_WHAT THIS TASK INVOLVES_:
Restate each line word for word. Leave out every picture.

>> BEGIN MATERIAL FOR THIS EXERCISE

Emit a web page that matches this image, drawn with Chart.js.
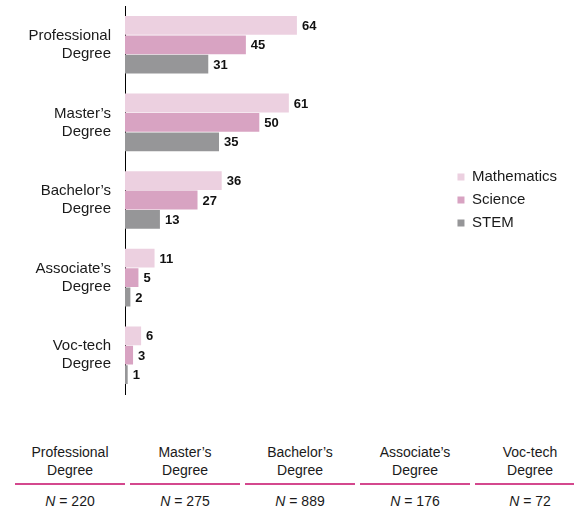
<!DOCTYPE html>
<html>
<head>
<meta charset="utf-8">
<script src="https://cdn.jsdelivr.net/npm/chart.js@4/dist/chart.umd.min.js"></script>
<style>
  body { margin: 0; background: #fff; font-family: "Liberation Sans", Arial, sans-serif; }
  #wrap { position: relative; width: 574px; height: 510px; overflow: hidden; }
  #chart-box { position: absolute; left: 0; top: 0; width: 574px; height: 400px; }
  .col { position: absolute; top: 443px; width: 110px; text-align: center; font-size: 14px; color: #1a1a1a; }
  .col .head { line-height: 18px; padding-bottom: 4px; border-bottom: 2px solid #d4488e; }
  .col .n { line-height: 18px; margin-top: 7px; }
</style>
</head>
<body>
<div id="wrap">
  <div id="chart-box"><canvas id="degree-chart"></canvas></div>
  <div id="table"></div>
</div>
<script>
var categories = [
  ['Professional', 'Degree'],
  ['Master\u2019s', 'Degree'],
  ['Bachelor\u2019s', 'Degree'],
  ['Associate\u2019s', 'Degree'],
  ['Voc-tech', 'Degree']
];
var mathematics = [64, 61, 36, 11, 6];
var science = [45, 50, 27, 5, 3];
var stem = [31, 35, 13, 2, 1];
var sampleSizes = [220, 275, 889, 176, 72];

// bar end labels
var valueLabels = {
  id: 'valueLabels',
  afterDatasetsDraw: function (chart) {
    var ctx = chart.ctx;
    ctx.save();
    ctx.font = 'bold 13px "Liberation Sans", Arial, sans-serif';
    ctx.fillStyle = '#111';
    ctx.textAlign = 'left';
    ctx.textBaseline = 'middle';
    chart.data.datasets.forEach(function (ds, i) {
      chart.getDatasetMeta(i).data.forEach(function (bar, j) {
        ctx.fillText(ds.data[j], bar.x + 5, bar.y + 1);
      });
    });
    ctx.restore();
  }
};

var ctx = document.getElementById('degree-chart').getContext('2d');
var chart = new Chart(ctx, {
  type: 'bar',
  data: {
    labels: categories,
    datasets: [
      { label: 'Mathematics', data: mathematics, backgroundColor: 'rgb(236, 208, 224)' },
      { label: 'Science', data: science, backgroundColor: 'rgb(216, 163, 194)' },
      { label: 'STEM', data: stem, backgroundColor: 'rgb(150, 150, 152)' }
    ]
  },
  options: {
    indexAxis: 'y',
    responsive: true,
    maintainAspectRatio: false,
    animation: false,
    datasets: {
      bar: { categoryPercentage: 0.75, barPercentage: 0.97 }
    },
    layout: { padding: { top: 6, bottom: 6, left: 0, right: 7 } },
    scales: {
      x: { display: false, min: 0, max: 120.8 },
      y: {
        afterFit: function (scale) {
          scale.width = 125;
          scale.paddingTop = 0;
          scale.paddingBottom = 0;
        },
        grid: { display: false, drawTicks: false },
        border: { display: true, color: '#000', width: 1 },
        ticks: {
          padding: 14,
          color: '#1a1a1a',
          font: { family: '"Liberation Sans", Arial, sans-serif', size: 15 }
        }
      }
    },
    plugins: {
      tooltip: { enabled: false },
      legend: {
        position: 'right',
        labels: {
          boxWidth: 7,
          boxHeight: 7,
          padding: 8,
          color: '#1a1a1a',
          font: { family: '"Liberation Sans", Arial, sans-serif', size: 15 }
        }
      }
    }
  },
  plugins: [valueLabels]
});

// sample size table under the chart
var table = document.getElementById('table');
categories.forEach(function (cat, i) {
  var col = document.createElement('div');
  col.className = 'col';
  col.style.left = (15 + i * 115) + 'px';
  col.innerHTML = '<div class="head">' + cat.join('<br>') + '</div>' +
    '<div class="n"><i>N</i> = ' + sampleSizes[i] + '</div>';
  table.appendChild(col);
});
</script>
</body>
</html>
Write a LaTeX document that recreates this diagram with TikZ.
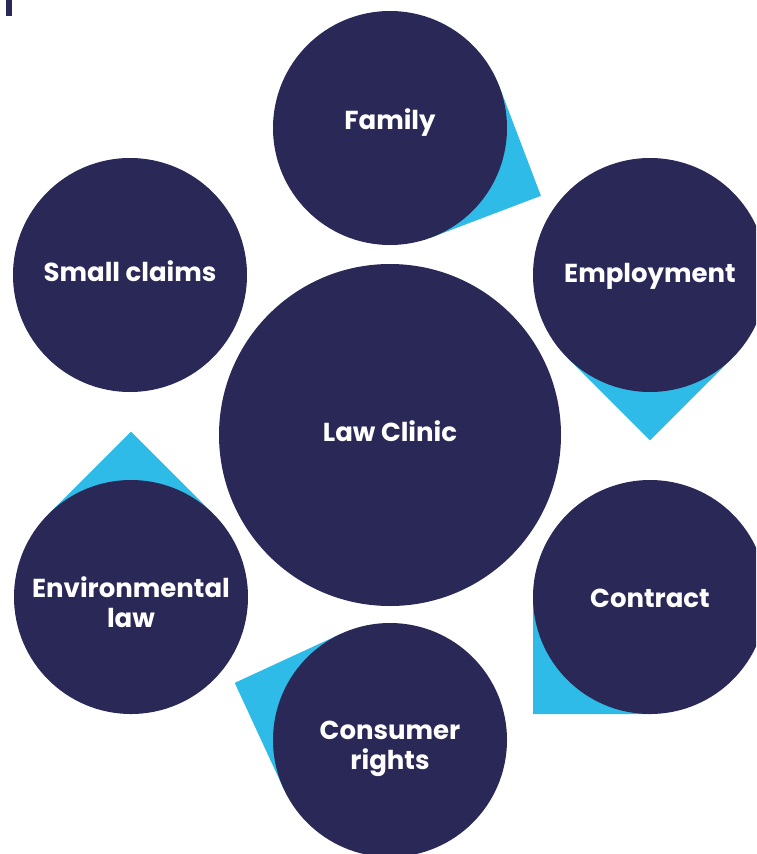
\documentclass[tikz,border=0pt]{standalone}
\usepackage{fontspec}
\setmainfont{Poppins}
\usetikzlibrary{calc}
\definecolor{navy}{RGB}{41,40,87}
\definecolor{sky}{RGB}{46,187,232}
\newcommand{\oneline}[2]{\raisebox{#1}[0pt][0pt]{#2}}
\newcommand{\twolines}[3]{\raisebox{#1}[0pt][0pt]{\parbox[t]{230pt}{\centering #2\\#3}}}
\begin{document}
\begin{tikzpicture}[x=1pt,y=-1pt,
  bubble/.style={circle, fill=navy, minimum size=234pt, inner sep=0pt, text=white,
    font=\fontsize{26}{30}\selectfont\bfseries},
  hub/.style={bubble, minimum size=342pt}]
\useasboundingbox (0,0) rectangle (756,854);
\clip (0,0) rectangle (756,854);
% centres
\coordinate (cF) at (390,128);
\coordinate (cE) at (650,275);
\coordinate (cS) at (130,275);
\coordinate (cL) at (390,435);
\coordinate (cV) at (131,597);
\coordinate (cC) at (650,597);
\coordinate (cR) at (390,740);
% cyan corners
\foreach \c/\a in {cF/24.2, cE/90, cV/270, cC/135, cR/200.2}{
  \fill[sky] (\c) -- ($(\c)+(\a-45:117)$) -- ($(\c)+(\a:165.46)$) -- ($(\c)+(\a+45:117)$) -- cycle;
}
% bar top-left
\fill[navy] (6,0) rectangle (12,16);
% circles
\node[bubble] (family) at (cF) {\oneline{-1.5pt}{Family}};
\node[bubble] (employment) at (cE) {\oneline{-7pt}{Employment}};
\node[bubble] (small) at (cS) {\oneline{-6pt}{Small claims}};
\node[hub] (clinic) at (cL) {\oneline{-6pt}{Law Clinic}};
\node[bubble] (env) at (cV) {\twolines{0pt}{Environmental}{law}};
\node[bubble] (contract) at (cC) {\oneline{-10pt}{Contract}};
\node[bubble] (consumer) at (cR) {\twolines{1pt}{Consumer}{rights}};
\end{tikzpicture}
\end{document}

>> END MATERIAL FOR THIS EXERCISE

_ANSWER TO THIS EXERCISE_:
Emit a web page that matches this image, drawn with Chart.js.
<!DOCTYPE html>
<html>
<head>
<meta charset="utf-8">
<script src="https://cdn.jsdelivr.net/npm/chart.js@4/dist/chart.umd.min.js"></script>
<style>
  body { margin: 0; background: #fff; font-family: "Liberation Sans", Arial, sans-serif; }
  #wrap { position: relative; width: 574px; height: 510px; overflow: hidden; }
  #chart-box { position: absolute; left: 0; top: 0; width: 574px; height: 400px; }
  .col { position: absolute; top: 443px; width: 110px; text-align: center; font-size: 14px; color: #1a1a1a; }
  .col .head { line-height: 18px; padding-bottom: 4px; border-bottom: 2px solid #d4488e; }
  .col .n { line-height: 18px; margin-top: 7px; }
</style>
</head>
<body>
<div id="wrap">
  <div id="chart-box"><canvas id="degree-chart"></canvas></div>
  <div id="table"></div>
</div>
<script>
var categories = [
  ['Professional', 'Degree'],
  ['Master\u2019s', 'Degree'],
  ['Bachelor\u2019s', 'Degree'],
  ['Associate\u2019s', 'Degree'],
  ['Voc-tech', 'Degree']
];
var mathematics = [64, 61, 36, 11, 6];
var science = [45, 50, 27, 5, 3];
var stem = [31, 35, 13, 2, 1];
var sampleSizes = [220, 275, 889, 176, 72];

// bar end labels
var valueLabels = {
  id: 'valueLabels',
  afterDatasetsDraw: function (chart) {
    var ctx = chart.ctx;
    ctx.save();
    ctx.font = 'bold 13px "Liberation Sans", Arial, sans-serif';
    ctx.fillStyle = '#111';
    ctx.textAlign = 'left';
    ctx.textBaseline = 'middle';
    chart.data.datasets.forEach(function (ds, i) {
      chart.getDatasetMeta(i).data.forEach(function (bar, j) {
        ctx.fillText(ds.data[j], bar.x + 5, bar.y + 1);
      });
    });
    ctx.restore();
  }
};

var ctx = document.getElementById('degree-chart').getContext('2d');
var chart = new Chart(ctx, {
  type: 'bar',
  data: {
    labels: categories,
    datasets: [
      { label: 'Mathematics', data: mathematics, backgroundColor: 'rgb(236, 208, 224)' },
      { label: 'Science', data: science, backgroundColor: 'rgb(216, 163, 194)' },
      { label: 'STEM', data: stem, backgroundColor: 'rgb(150, 150, 152)' }
    ]
  },
  options: {
    indexAxis: 'y',
    responsive: true,
    maintainAspectRatio: false,
    animation: false,
    datasets: {
      bar: { categoryPercentage: 0.75, barPercentage: 0.97 }
    },
    layout: { padding: { top: 6, bottom: 6, left: 0, right: 7 } },
    scales: {
      x: { display: false, min: 0, max: 120.8 },
      y: {
        afterFit: function (scale) {
          scale.width = 125;
          scale.paddingTop = 0;
          scale.paddingBottom = 0;
        },
        grid: { display: false, drawTicks: false },
        border: { display: true, color: '#000', width: 1 },
        ticks: {
          padding: 14,
          color: '#1a1a1a',
          font: { family: '"Liberation Sans", Arial, sans-serif', size: 15 }
        }
      }
    },
    plugins: {
      tooltip: { enabled: false },
      legend: {
        position: 'right',
        labels: {
          boxWidth: 7,
          boxHeight: 7,
          padding: 8,
          color: '#1a1a1a',
          font: { family: '"Liberation Sans", Arial, sans-serif', size: 15 }
        }
      }
    }
  },
  plugins: [valueLabels]
});

// sample size table under the chart
var table = document.getElementById('table');
categories.forEach(function (cat, i) {
  var col = document.createElement('div');
  col.className = 'col';
  col.style.left = (15 + i * 115) + 'px';
  col.innerHTML = '<div class="head">' + cat.join('<br>') + '</div>' +
    '<div class="n"><i>N</i> = ' + sampleSizes[i] + '</div>';
  table.appendChild(col);
});
</script>
</body>
</html>
Write a LaTeX document that recreates this diagram with TikZ.
\documentclass[tikz,border=0pt]{standalone}
\usepackage{fontspec}
\setmainfont{Poppins}
\usetikzlibrary{calc}
\definecolor{navy}{RGB}{41,40,87}
\definecolor{sky}{RGB}{46,187,232}
\newcommand{\oneline}[2]{\raisebox{#1}[0pt][0pt]{#2}}
\newcommand{\twolines}[3]{\raisebox{#1}[0pt][0pt]{\parbox[t]{230pt}{\centering #2\\#3}}}
\begin{document}
\begin{tikzpicture}[x=1pt,y=-1pt,
  bubble/.style={circle, fill=navy, minimum size=234pt, inner sep=0pt, text=white,
    font=\fontsize{26}{30}\selectfont\bfseries},
  hub/.style={bubble, minimum size=342pt}]
\useasboundingbox (0,0) rectangle (756,854);
\clip (0,0) rectangle (756,854);
% centres
\coordinate (cF) at (390,128);
\coordinate (cE) at (650,275);
\coordinate (cS) at (130,275);
\coordinate (cL) at (390,435);
\coordinate (cV) at (131,597);
\coordinate (cC) at (650,597);
\coordinate (cR) at (390,740);
% cyan corners
\foreach \c/\a in {cF/24.2, cE/90, cV/270, cC/135, cR/200.2}{
  \fill[sky] (\c) -- ($(\c)+(\a-45:117)$) -- ($(\c)+(\a:165.46)$) -- ($(\c)+(\a+45:117)$) -- cycle;
}
% bar top-left
\fill[navy] (6,0) rectangle (12,16);
% circles
\node[bubble] (family) at (cF) {\oneline{-1.5pt}{Family}};
\node[bubble] (employment) at (cE) {\oneline{-7pt}{Employment}};
\node[bubble] (small) at (cS) {\oneline{-6pt}{Small claims}};
\node[hub] (clinic) at (cL) {\oneline{-6pt}{Law Clinic}};
\node[bubble] (env) at (cV) {\twolines{0pt}{Environmental}{law}};
\node[bubble] (contract) at (cC) {\oneline{-10pt}{Contract}};
\node[bubble] (consumer) at (cR) {\twolines{1pt}{Consumer}{rights}};
\end{tikzpicture}
\end{document}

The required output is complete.